Today, the BPA sells power to public utilities and aluminum smelters from 30 federal dams in the four Northwest states.
It sells the power at cost -- $22.50 per megawatt hour -- to its preferred wholesale customers. But now its customers need more electricity than BPA can produce, and the agency, like Idaho Power Co. and other utilities throughout the West, has been forced to buy power on the open market. Low water and California's demands for electricity have increased market rates to as high as $800 per megawatt hour. The BPA has had to spend $500 million this winter to buy electricity.
Its demand for power has exceeded the hydrosystem's supply, forcing the agency to buy on the open market. The BPA worries that without a huge rate increase and removing the special rates previously offered to the aluminum industry, it will not be able to make its annual loan payment to the U.S. Treasury for the money paid to build the dams and transmission system.
That would open the door, BPA officials say, for California and others to end the region's preference for power.
"I think it's incumbent on energy leaders to protect the hydroelectric resource and not let control leave this region," said Bud Tracy, manager of Raft River Rural Electric in Malta.
Many of Idaho's cooperatives like Raft River have already signed longer-term contracts that lock in lower prices, Tracy said. He's hopeful that they will keep rates manageable until the current crisis passes.
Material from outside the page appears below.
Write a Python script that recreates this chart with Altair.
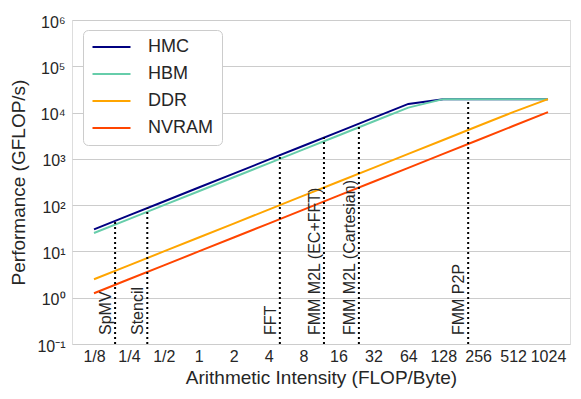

But for Brett Wilcox, president and CEO of Golden Northwest Aluminum, which operates two aluminum smelters in Oregon and Washington, there is no promise of relief.
The BPA has told him he cannot expect to have access to federal power after 2006.
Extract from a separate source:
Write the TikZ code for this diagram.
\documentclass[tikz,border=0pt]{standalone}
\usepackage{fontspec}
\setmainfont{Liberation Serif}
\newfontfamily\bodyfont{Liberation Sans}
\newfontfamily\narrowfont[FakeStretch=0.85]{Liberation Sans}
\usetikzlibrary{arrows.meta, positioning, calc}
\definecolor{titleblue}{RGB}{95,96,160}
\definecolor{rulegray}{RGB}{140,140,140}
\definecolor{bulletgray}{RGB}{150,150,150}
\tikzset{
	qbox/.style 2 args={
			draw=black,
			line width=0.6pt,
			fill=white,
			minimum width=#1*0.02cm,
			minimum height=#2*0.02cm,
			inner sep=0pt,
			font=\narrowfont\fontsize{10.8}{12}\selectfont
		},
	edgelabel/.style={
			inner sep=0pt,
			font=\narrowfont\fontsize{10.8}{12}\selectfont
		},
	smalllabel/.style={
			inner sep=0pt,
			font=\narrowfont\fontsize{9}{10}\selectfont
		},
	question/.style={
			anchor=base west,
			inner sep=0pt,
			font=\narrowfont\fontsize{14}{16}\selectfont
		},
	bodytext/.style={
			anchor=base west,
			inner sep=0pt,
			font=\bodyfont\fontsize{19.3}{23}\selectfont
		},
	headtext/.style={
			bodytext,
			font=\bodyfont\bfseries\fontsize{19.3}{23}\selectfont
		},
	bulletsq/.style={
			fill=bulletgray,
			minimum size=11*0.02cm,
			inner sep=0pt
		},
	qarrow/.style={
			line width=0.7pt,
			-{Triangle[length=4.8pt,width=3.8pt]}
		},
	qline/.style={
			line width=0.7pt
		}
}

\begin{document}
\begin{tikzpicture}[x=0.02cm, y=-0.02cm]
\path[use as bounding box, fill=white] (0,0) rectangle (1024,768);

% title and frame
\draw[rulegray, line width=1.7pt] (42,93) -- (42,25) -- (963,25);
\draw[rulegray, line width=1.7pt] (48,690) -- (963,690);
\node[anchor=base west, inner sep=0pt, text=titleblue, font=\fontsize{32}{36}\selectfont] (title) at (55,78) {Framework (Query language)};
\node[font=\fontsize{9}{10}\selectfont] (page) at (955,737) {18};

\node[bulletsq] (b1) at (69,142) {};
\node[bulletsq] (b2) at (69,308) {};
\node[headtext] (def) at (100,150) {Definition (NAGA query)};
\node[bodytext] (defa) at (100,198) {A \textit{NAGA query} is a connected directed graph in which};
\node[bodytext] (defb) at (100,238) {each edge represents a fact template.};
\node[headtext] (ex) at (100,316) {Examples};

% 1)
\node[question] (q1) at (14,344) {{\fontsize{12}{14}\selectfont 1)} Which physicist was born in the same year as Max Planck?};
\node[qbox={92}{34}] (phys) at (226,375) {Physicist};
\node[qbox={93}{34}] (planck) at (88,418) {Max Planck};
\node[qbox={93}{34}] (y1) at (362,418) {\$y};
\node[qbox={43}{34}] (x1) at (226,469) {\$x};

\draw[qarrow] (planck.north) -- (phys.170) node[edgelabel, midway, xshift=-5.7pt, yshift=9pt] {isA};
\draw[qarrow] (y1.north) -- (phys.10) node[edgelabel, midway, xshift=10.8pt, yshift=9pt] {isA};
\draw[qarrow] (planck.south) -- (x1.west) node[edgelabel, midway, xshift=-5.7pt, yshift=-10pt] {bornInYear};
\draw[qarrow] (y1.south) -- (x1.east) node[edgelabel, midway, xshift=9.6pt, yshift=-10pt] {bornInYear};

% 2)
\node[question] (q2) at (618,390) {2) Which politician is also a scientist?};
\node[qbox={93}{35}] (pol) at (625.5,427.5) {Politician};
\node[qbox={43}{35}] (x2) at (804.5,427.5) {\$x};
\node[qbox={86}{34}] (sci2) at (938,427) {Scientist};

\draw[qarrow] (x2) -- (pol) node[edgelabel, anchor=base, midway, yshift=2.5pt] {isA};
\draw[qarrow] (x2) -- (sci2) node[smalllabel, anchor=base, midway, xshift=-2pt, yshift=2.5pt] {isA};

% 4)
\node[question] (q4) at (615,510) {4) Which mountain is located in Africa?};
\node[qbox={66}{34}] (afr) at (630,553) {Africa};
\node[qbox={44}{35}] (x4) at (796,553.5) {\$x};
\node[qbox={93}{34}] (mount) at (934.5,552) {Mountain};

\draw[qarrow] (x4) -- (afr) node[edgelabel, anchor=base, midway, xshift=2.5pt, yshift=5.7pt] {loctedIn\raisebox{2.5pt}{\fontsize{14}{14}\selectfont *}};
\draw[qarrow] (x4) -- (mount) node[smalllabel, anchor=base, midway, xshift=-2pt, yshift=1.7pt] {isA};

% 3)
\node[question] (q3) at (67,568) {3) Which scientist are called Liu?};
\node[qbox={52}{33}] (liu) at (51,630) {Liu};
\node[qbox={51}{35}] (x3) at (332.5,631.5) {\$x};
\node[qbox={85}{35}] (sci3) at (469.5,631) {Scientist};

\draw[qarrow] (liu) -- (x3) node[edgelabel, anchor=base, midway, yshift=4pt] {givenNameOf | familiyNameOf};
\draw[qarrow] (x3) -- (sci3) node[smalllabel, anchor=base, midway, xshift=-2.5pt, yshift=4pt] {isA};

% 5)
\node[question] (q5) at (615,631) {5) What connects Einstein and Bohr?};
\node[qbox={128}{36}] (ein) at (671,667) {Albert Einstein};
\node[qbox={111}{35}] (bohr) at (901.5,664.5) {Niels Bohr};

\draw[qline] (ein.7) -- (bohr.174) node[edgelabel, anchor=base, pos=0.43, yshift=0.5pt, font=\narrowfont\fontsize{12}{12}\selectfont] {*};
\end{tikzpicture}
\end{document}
"Historically, the BPA was created as an engine to create business and jobs in the region," Wilcox said. "Now, without a formal change in directive, it has shifted its power from industrial to residential customers."
Some smelters are expected to close, unable or unwilling to upgrade their equipment to meet the realities of higher electric rates. These companies provide 8,000 jobs and indirectly support another 20,000 jobs. Only a few years ago, the aluminum companies provided nearly $2 billion total annual benefits to the Northwest economy, much of it in smaller towns like Goldendale, Wash.
The BPA is attempting to aid the industry through the transition to reduce the effect on small communities and workers, said Mike Hanson, a BPA spokesman. Some companies are seeking protection from Congress, but the BPA officials say politics is not driving their decisions.
"This really is looking at the future, at what is the best thing to keep rates down," he said.
Wilcox isn't giving up. He is looking at alternatives for his company that experts say could be a model for the region -- developing his own power supply and investing in conservation and renewable energy.
"You can try and control your own destiny," Wilcox said. "Don't rely on someone to bail you out or wait for the world to change."
The salmon problem is far more vexing.
Under the federal plan to meet the Endangered Species Act approved in December, the BPA is required to divert water from its power turbines and spill it over the dams to help flush young salmon downriver during their migration. It also holds water in reservoirs for release at the time salmon need it most. Young salmon are washed by high river flows to the ocean. They don't swim there.
The measures were a part of a suite of actions federal officials said would recover salmon without breaching four dams on the Snake River in Washington. But now federal officials are backsliding.
Steve Wright, the BPA's acting director, told the power council Wednesday that if it is required to spill and release water for salmon, it risks running short of power this summer. That could cause rolling blackouts across the region, he warned.
Without the measures, Ford said, most of the young salmon will not survive the low flows. BPA officials have proposed the action, and a decision must be made soon, since the fish will begin migrating this week.
"Bonneville is not proposing to slaughter all the fish, but that is going to be the outcome of their plan," Ford said.
Adding to the salmon's peril is the lack of funding for the rest of the salmon plan proposed by President Bush in his recent budget.
Spilling water and holding it in reservoirs for salmon reduces the BPA's generation capacity by 1,000 megawatts, roughly the amount of electricity to power Seattle. It's only slightly less than the generation capacity of the four Snake dams most scientists say must be breached to save salmon.
Without those dams, California might have suffered more blackouts, BPA officials said. Without them, the BPA would have had to purchase additional power at market prices.
But even if breaching were approved today, it would take five to eight years to complete. Steve Weiss, senior policy associate for the Northwest Energy Coalition, which encourages conservation and development of renewable energy sources, said the crisis shows the weakness of the plan to save all the dams and the salmon.
"It turns out it's going to cost more to do all the alternatives than taking out the four dams," he said.